Listing →
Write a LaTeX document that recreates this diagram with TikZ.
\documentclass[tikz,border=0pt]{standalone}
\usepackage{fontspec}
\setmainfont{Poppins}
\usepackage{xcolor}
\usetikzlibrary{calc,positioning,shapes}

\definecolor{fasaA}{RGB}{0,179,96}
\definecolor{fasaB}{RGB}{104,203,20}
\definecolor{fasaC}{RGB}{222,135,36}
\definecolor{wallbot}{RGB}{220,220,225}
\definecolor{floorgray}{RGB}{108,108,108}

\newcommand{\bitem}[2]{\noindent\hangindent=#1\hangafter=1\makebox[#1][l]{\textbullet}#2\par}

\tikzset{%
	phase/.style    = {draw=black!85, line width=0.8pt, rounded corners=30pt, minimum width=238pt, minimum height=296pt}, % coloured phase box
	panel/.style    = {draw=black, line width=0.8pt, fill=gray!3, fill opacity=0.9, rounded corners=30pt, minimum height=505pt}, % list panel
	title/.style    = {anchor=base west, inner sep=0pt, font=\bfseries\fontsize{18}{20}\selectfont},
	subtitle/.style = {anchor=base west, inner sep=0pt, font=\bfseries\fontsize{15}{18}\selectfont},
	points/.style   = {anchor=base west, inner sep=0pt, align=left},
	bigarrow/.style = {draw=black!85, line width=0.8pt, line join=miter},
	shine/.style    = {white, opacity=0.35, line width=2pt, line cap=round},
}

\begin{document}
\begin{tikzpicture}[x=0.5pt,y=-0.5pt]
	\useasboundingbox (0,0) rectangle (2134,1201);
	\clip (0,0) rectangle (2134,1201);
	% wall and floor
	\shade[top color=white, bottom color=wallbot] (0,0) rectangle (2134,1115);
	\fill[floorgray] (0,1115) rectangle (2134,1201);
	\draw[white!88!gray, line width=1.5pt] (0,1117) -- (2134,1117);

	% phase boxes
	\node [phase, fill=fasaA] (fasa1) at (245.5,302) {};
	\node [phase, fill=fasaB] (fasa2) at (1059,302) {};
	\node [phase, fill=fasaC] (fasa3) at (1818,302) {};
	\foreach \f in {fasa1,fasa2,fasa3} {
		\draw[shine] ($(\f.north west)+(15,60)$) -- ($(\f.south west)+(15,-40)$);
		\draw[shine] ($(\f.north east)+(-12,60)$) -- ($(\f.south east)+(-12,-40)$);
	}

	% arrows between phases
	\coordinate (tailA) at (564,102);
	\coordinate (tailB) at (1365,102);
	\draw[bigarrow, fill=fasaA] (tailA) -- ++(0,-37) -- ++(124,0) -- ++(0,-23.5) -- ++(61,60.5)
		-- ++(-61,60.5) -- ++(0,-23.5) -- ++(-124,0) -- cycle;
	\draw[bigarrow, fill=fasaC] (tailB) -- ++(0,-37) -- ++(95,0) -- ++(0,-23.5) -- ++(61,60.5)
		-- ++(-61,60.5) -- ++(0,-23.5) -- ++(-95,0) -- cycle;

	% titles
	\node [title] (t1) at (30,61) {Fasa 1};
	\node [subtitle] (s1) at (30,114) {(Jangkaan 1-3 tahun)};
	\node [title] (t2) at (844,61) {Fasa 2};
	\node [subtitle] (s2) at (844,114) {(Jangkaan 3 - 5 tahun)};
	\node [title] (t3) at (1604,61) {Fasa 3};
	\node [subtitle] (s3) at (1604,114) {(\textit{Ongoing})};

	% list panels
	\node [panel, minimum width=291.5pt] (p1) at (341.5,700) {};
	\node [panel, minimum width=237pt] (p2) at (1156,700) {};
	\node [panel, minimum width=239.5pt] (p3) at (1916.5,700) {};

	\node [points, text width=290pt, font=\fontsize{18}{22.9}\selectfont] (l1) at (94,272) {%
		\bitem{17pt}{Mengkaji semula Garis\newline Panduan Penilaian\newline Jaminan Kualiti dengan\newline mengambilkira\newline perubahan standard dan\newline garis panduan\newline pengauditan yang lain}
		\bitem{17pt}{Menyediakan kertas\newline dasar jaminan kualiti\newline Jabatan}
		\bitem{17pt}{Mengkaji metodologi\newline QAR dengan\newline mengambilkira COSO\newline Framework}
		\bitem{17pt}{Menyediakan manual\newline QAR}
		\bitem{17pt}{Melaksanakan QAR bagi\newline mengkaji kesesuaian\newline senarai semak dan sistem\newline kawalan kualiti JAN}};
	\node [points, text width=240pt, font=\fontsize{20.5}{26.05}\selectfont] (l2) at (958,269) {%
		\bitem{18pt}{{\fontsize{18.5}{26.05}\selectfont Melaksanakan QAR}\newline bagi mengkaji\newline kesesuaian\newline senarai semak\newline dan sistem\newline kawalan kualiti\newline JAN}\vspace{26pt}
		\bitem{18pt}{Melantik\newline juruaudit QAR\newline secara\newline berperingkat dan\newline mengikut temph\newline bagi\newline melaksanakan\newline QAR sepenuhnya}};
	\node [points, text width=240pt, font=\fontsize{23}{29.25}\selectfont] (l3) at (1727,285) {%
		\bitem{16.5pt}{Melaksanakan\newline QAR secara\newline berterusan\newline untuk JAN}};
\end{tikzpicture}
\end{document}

...

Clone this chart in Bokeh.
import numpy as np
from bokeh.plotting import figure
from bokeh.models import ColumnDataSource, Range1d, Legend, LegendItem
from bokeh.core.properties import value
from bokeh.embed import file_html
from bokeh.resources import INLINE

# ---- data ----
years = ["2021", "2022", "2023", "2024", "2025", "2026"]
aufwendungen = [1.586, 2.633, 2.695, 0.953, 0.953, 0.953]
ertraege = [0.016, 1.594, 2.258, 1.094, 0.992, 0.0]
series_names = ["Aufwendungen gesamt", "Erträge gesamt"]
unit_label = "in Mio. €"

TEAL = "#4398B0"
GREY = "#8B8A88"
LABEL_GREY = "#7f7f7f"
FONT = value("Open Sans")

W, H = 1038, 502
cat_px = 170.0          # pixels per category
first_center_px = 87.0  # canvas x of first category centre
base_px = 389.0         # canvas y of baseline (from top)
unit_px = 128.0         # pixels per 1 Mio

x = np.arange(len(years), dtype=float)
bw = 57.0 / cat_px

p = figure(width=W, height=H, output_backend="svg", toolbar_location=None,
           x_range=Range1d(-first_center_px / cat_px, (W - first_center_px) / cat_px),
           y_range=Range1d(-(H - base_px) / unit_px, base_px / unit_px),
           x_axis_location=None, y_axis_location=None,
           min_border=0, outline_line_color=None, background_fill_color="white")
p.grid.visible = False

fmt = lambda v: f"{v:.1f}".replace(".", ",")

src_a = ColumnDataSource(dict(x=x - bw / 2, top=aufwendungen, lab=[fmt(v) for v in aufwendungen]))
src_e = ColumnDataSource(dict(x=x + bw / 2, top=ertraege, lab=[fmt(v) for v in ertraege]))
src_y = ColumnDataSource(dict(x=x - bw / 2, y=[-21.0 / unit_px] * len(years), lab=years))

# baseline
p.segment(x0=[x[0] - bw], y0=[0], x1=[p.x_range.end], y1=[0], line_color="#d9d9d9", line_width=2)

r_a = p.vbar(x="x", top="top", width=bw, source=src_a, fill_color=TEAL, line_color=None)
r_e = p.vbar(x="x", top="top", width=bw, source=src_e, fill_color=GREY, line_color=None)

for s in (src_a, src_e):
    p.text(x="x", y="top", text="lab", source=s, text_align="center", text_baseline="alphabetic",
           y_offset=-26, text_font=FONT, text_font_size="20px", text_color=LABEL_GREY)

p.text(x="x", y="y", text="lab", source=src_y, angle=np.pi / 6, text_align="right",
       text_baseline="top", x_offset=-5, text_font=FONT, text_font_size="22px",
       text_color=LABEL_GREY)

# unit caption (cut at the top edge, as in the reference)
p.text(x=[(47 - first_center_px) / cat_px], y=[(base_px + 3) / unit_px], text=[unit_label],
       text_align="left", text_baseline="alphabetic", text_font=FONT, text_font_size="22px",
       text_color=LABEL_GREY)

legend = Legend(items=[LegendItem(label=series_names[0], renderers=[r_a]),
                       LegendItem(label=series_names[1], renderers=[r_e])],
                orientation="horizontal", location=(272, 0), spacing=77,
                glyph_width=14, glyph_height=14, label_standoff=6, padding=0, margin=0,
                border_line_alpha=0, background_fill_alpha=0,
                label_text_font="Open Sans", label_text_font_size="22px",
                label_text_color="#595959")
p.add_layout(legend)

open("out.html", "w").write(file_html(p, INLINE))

Exercise directions → Look for the word "this" and return every line where it occurs.

Solution →
Write a LaTeX document that recreates this diagram with TikZ.
Clone this chart in Bokeh.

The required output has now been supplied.